- WHAT THE TASK REQUIRES -
Give back exactly the lines from the beginning of the listing below to the line holding "colors = ['#0a0acc', '#22e022', '#e01414', '#22e6e6']", both ends included; the pictures stay out.
┏━━
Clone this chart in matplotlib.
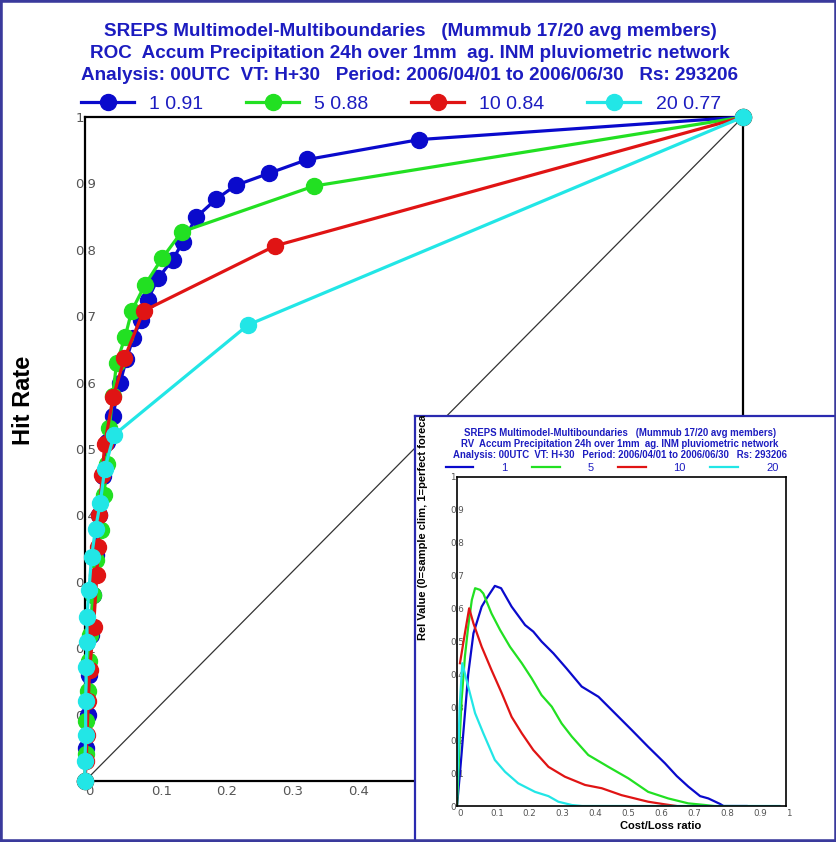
import matplotlib
matplotlib.use('Agg')
import matplotlib.pyplot as plt
from matplotlib.patches import Rectangle

SANS = ['Liberation Sans', 'DejaVu Sans']
TITLE_BLUE = '#1c1cc0'

thresholds = ['1', '5', '10', '20']
roc_area = ['0.91', '0.88', '0.84', '0.77']
colors = ['#0a0acc', '#22e022', '#e01414', '#22e6e6']

# ROC points: false alarm rate / hit rate, one list per threshold (mm)
far_1 = [0.0, 0.002, 0.004, 0.006, 0.009, 0.012, 0.016, 0.021, 0.027, 0.034, 0.042,
         0.053, 0.063, 0.073, 0.085, 0.095, 0.111, 0.133, 0.149, 0.169, 0.199,
         0.229, 0.279, 0.338, 0.508, 1.0]
hit_1 = [0.0, 0.05, 0.10, 0.16, 0.22, 0.28, 0.34, 0.40, 0.46, 0.51, 0.549,
         0.599, 0.635, 0.667, 0.694, 0.724, 0.757, 0.785, 0.812, 0.849, 0.876,
         0.897, 0.915, 0.936, 0.966, 1.0]
far_5 = [0.0, 0.001, 0.002, 0.004, 0.006, 0.008, 0.012, 0.017, 0.025, 0.029, 0.033,
         0.037, 0.042, 0.048, 0.061, 0.071, 0.091, 0.117, 0.147, 0.348, 1.0]
hit_5 = [0.0, 0.04, 0.09, 0.136, 0.18, 0.22, 0.28, 0.333, 0.378, 0.43, 0.478,
         0.531, 0.58, 0.629, 0.669, 0.708, 0.747, 0.787, 0.827, 0.896, 1.0]
far_10 = [0.0, 0.002, 0.003, 0.005, 0.007, 0.013, 0.018, 0.020, 0.022, 0.026, 0.030,
          0.043, 0.060, 0.089, 0.289, 1.0]
hit_10 = [0.0, 0.03, 0.069, 0.12, 0.167, 0.232, 0.31, 0.353, 0.40, 0.461, 0.508,
          0.579, 0.637, 0.708, 0.806, 1.0]
far_20 = [0.0, 0.0, 0.001, 0.001, 0.002, 0.003, 0.003, 0.006, 0.010, 0.016, 0.023,
          0.030, 0.044, 0.248, 1.0]
hit_20 = [0.0, 0.03, 0.07, 0.12, 0.172, 0.21, 0.247, 0.288, 0.338, 0.38, 0.418,
          0.47, 0.521, 0.687, 1.0]

# Relative value vs cost/loss ratio
cl_1 = [0.0, 0.009, 0.019, 0.034, 0.05, 0.075, 0.09, 0.115, 0.134, 0.166, 0.207,
        0.232, 0.257, 0.293, 0.333, 0.379, 0.43, 0.48, 0.531, 0.581, 0.632,
        0.668, 0.703, 0.739, 0.764, 0.80, 0.81, 0.88]
rv_1 = [0.0, 0.10, 0.22, 0.40, 0.525, 0.606, 0.631, 0.669, 0.662, 0.606, 0.55,
        0.53, 0.50, 0.464, 0.418, 0.363, 0.332, 0.282, 0.231, 0.18, 0.13,
        0.091, 0.059, 0.030, 0.023, 0.006, 0.0, 0.0]
cl_5 = [0.0, 0.009, 0.014, 0.024, 0.034, 0.045, 0.055, 0.07, 0.08, 0.105, 0.131,
        0.161, 0.197, 0.227, 0.257, 0.288, 0.318, 0.349, 0.399, 0.46, 0.521,
        0.581, 0.642, 0.703, 0.754, 0.78]
rv_5 = [0.0, 0.22, 0.322, 0.454, 0.545, 0.626, 0.662, 0.657, 0.646, 0.585, 0.535,
        0.484, 0.434, 0.388, 0.337, 0.302, 0.251, 0.211, 0.155, 0.119, 0.084,
        0.043, 0.023, 0.008, 0.003, 0.0]
cl_10 = [0.009, 0.024, 0.037, 0.05, 0.075, 0.105, 0.136, 0.166, 0.197, 0.232,
         0.278, 0.328, 0.389, 0.44, 0.50, 0.581, 0.632, 0.667]
rv_10 = [0.434, 0.525, 0.601, 0.555, 0.484, 0.413, 0.343, 0.271, 0.221, 0.17,
         0.119, 0.089, 0.064, 0.054, 0.033, 0.013, 0.005, 0.0]
cl_20 = [0.0, 0.008, 0.016, 0.034, 0.055, 0.08, 0.115, 0.146, 0.186, 0.237,
         0.278, 0.308, 0.349, 0.38, 0.98]
rv_20 = [0.03, 0.30, 0.434, 0.363, 0.282, 0.221, 0.14, 0.104, 0.069, 0.043,
         0.030, 0.013, 0.003, 0.0, 0.0]

roc_far = [far_1, far_5, far_10, far_20]
roc_hit = [hit_1, hit_5, hit_10, hit_20]
rv_x = [cl_1, cl_5, cl_10, cl_20]
rv_y = [rv_1, rv_5, rv_10, rv_20]

ticks = [0, 0.1, 0.2, 0.3, 0.4, 0.5, 0.6, 0.7, 0.8, 0.9, 1]
tick_labels = ['0', '0.1', '0.2', '0.3', '0.4', '0.5', '0.6', '0.7', '0.8', '0.9', '1']

fig = plt.figure(figsize=(8.37, 8.42), dpi=100)
fig.patch.set_facecolor('white')

# ---- main ROC panel ----
ax = fig.add_axes([85 / 837, 61 / 842, 658 / 837, 664 / 842])
ax.set_xlim(0, 1)
ax.set_ylim(0, 1)
ax.plot([0, 1], [0, 1], color='#333333', lw=0.9, zorder=2)
handles = []
for far, hit, c, t, a in zip(roc_far, roc_hit, colors, thresholds, roc_area):
    h, = ax.plot(far, hit, color=c, lw=2.3, marker='o', ms=11.5, mec=c,
                 clip_on=False, zorder=3, label=f'{t} {a}')
    handles.append(h)
for s in ax.spines.values():
    s.set_linewidth(1.6)
ax.set_xticks(ticks, tick_labels)
ax.set_yticks(ticks, tick_labels)
ax.tick_params(length=0, labelsize=9.5, labelcolor='#555555')
ax.tick_params(axis='y', pad=7)
ax.tick_params(axis='x', pad=3)
for lab in ax.get_xticklabels():
    lab.set_horizontalalignment('left')
for lab in ax.get_yticklabels():
    lab.set_horizontalalignment('left')

fig.text(24 / 837, 1 - 400 / 842, 'Hit Rate', rotation=90, ha='center', va='center',
         fontsize=17, fontweight='bold', family=SANS)

titles = ['SREPS Multimodel-Multiboundaries   (Mummub 17/20 avg members)',
          'ROC  Accum Precipitation 24h over 1mm  ag. INM pluviometric network',
          'Analysis: 00UTC  VT: H+30   Period: 2006/04/01 to 2006/06/30   Rs: 293206']
for i, line in enumerate(titles):
    fig.text(410 / 837, 1 - (31 + 22 * i) / 842, line, ha='center', va='center',
             fontsize=13.6, fontweight='bold', color=TITLE_BLUE, family=SANS)

fig.legend(handles=handles, loc='center', bbox_to_anchor=(401 / 837, 1 - 104 / 842),
           ncol=4, frameon=False, handlelength=2.7, handletextpad=0.8,
           columnspacing=2.2, labelcolor=TITLE_BLUE,
           prop={'family': SANS, 'size': 14})

# ---- inset panel (relative value) ----
panel = fig.add_axes([415 / 837, 0.0, 422 / 837, (842 - 416) / 842], zorder=5)
panel.set_facecolor('white')
panel.set_xticks([])
panel.set_yticks([])
for s in panel.spines.values():
    s.set_color('#2a2ab0')
    s.set_linewidth(1.6)

panel.text(8 / 422, (842 - 640) / 426, 'Rel Value (0=sample clim, 1=perfect forecast)',
           transform=panel.transAxes, rotation=90, ha='center', va='bottom',
           fontsize=8, fontweight='bold', clip_on=True, family=SANS)

sub_titles = ['SREPS Multimodel-Multiboundaries   (Mummub 17/20 avg members)',
              'RV  Accum Precipitation 24h over 1mm  ag. INM pluviometric network',
              'Analysis: 00UTC  VT: H+30   Period: 2006/04/01 to 2006/06/30   Rs: 293206']
for i, line in enumerate(sub_titles):
    fig.text(620 / 837, 1 - (433 + 10.8 * i) / 842, line, ha='center', va='center',
             fontsize=6.9, fontweight='bold', color=TITLE_BLUE, zorder=10, family=SANS)

ax2 = fig.add_axes([457 / 837, 36 / 842, 329 / 837, 329 / 842], zorder=6)
ax2.set_xlim(0, 1)
ax2.set_ylim(0, 1)
rv_handles = []
for x, y, c, t in zip(rv_x, rv_y, colors, thresholds):
    h, = ax2.plot(x, y, color=c, lw=1.6, label=t)
    rv_handles.append(h)
for s in ax2.spines.values():
    s.set_linewidth(1.2)
ax2.set_xticks(ticks, tick_labels)
ax2.set_yticks(ticks, tick_labels)
ax2.tick_params(length=0, labelsize=6.3, labelcolor='#555555')
ax2.tick_params(axis='y', pad=5)
ax2.tick_params(axis='x', pad=2)
for lab in ax2.get_xticklabels():
    lab.set_horizontalalignment('left')
for lab in ax2.get_yticklabels():
    lab.set_horizontalalignment('left')
ax2.set_xlabel('Cost/Loss ratio', fontsize=8, fontweight='bold', labelpad=3, family=SANS)
ax2.xaxis.set_label_coords(0.62, -0.045)

leg2 = fig.legend(handles=rv_handles, loc='center', bbox_to_anchor=(612 / 837, 1 - 468 / 842),
                  ncol=4, frameon=False, handlelength=2.5, handletextpad=2.5,
                  columnspacing=2.2, labelcolor=TITLE_BLUE,
                  prop={'family': SANS, 'size': 8})
leg2.set_zorder(10)

fig.patches.append(Rectangle((0, 0), 1, 1, transform=fig.transFigure, fill=False,
                             ec='#3a3a9c', lw=4, zorder=20))

plt.savefig('out.png', dpi=100)
plt.close()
┗━━
- FINISHED ANSWER -
Clone this chart in matplotlib.
import matplotlib
matplotlib.use('Agg')
import matplotlib.pyplot as plt
from matplotlib.patches import Rectangle

SANS = ['Liberation Sans', 'DejaVu Sans']
TITLE_BLUE = '#1c1cc0'

thresholds = ['1', '5', '10', '20']
roc_area = ['0.91', '0.88', '0.84', '0.77']
colors = ['#0a0acc', '#22e022', '#e01414', '#22e6e6']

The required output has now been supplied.